Elizabeth Bluemle - April 4, 2013

Recently, we received a phone call from a customer in California. She has a grandson in our town, and she asked if we had a monthly book club we could set up for him. She used to live near the marvelous Hicklebee’s bookstore, and she had loved their book-of-the-month club for her California grandchildren. “Absolutely,” we said — and then we set about creating one.
“Re-creating” is actually more accurate. For several years early on, we did feature such a program, but we were a new store in a teeny town, and our staff was small. For the first three years it was just two people, Josie and me, and for some years after that, we had only one or two employees. Any program that wasn’t a store mainstay didn’t receive our limited marketing efforts and dollars, and so the book-of-the-month club lapsed over time. But it was a terrific program, so I was delighted when this California grandma called. Her request was a timely reminder that one of the best services a bookseller can provide is to help put the right book into a child’s hands at just the right time, and doing so on a regularly scheduled basis is helpful both to the customer and to the bookstore. It’s also a wonderful thing to be able to offer our long-distance customers and regular summer visitors.
It’s really fun to set up book-of-the-month clubs with a caring relative or family friend. They specify a dollar amount they’d like to spend monthly or annually, and tell us about the child, his age and interests. (It also helps to know if a child is a particularly strong or struggling reader for her age.) Sometimes book club givers will suggest books they or their own children loved, which gives the monthly gifts an extra special quality of a shared experience. More often,customers will ask us to help with or make those choices based on the personal criteria we’re given, combined with what we know about children and literature. For a knowledgeable children’s bookseller, a year’s worth of gifts is a nuanced process. A book you’d give a just-turned-seven-year-old in January might be quite different from a book you’ll choose the following December.
We also try to get a feel for what the customer ordering the books prioritizes. Are they building a lifetime library for their young reader? Do they want to nourish or encourage a particular passion — for nature, for animals, for sports or arts? Would they like a mix of fiction and nonfiction? Are graphic novels welcome? Comic books? The variations are endless.
Now that our feet are wet again, I’m all fired up to expand the program. Now all I need is for me, or someone on our giant staff of seven (sometimes eight) to design a flyer or brochure, and a blurb on our website. Got any ideas for a name?

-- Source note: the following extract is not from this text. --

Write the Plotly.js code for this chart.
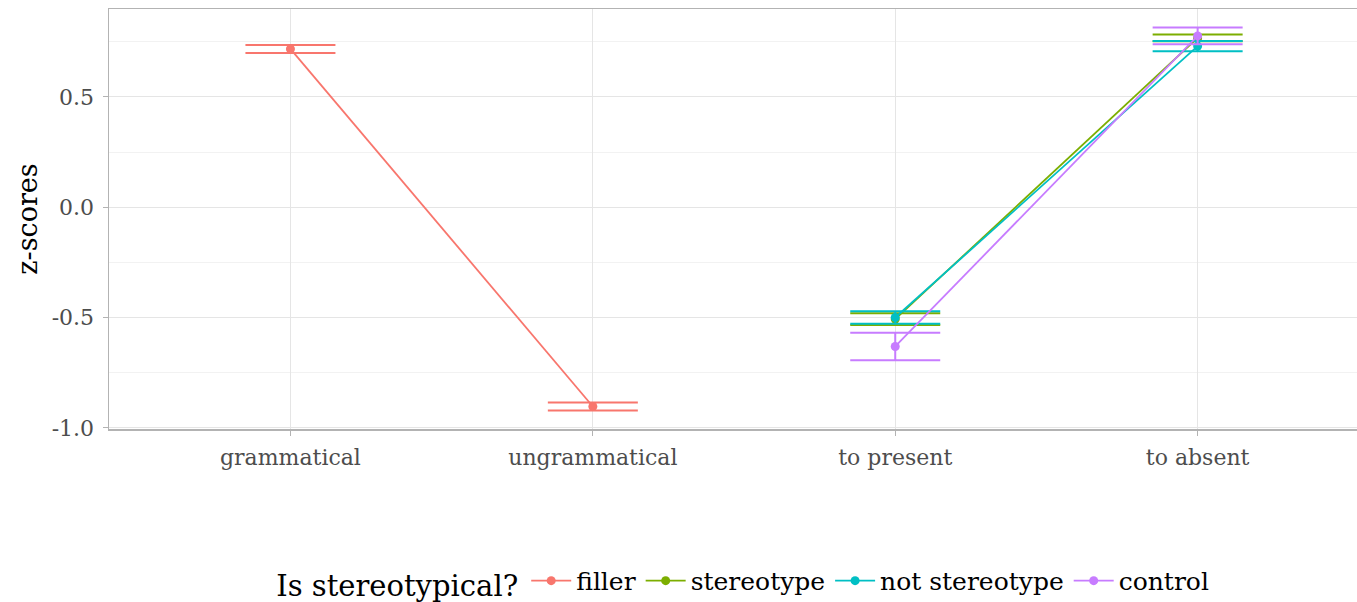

4 thoughts on “(Re)Starting Our Book-of-the-Month Club

  1. James

    Just call it “Special Delivery” and, when shipping or before delivering it to the customer, wrap the book in a old brown paper bag and write their name on it with a sharpie marker. This will allow you to put an adhesive label on one side of it with your bookstore info (free advertising!) and maybe make up a fake “stamp” that you can tape or glue to the other corner.
    That way the child always gets a “mystery” book and the pleasure of unwrapping it 🙂

    Reply
  2. Diana

    The Pig and the Kid Club, although I agree with the wrapped idea. Seriously who doesn’t love opening a surprise?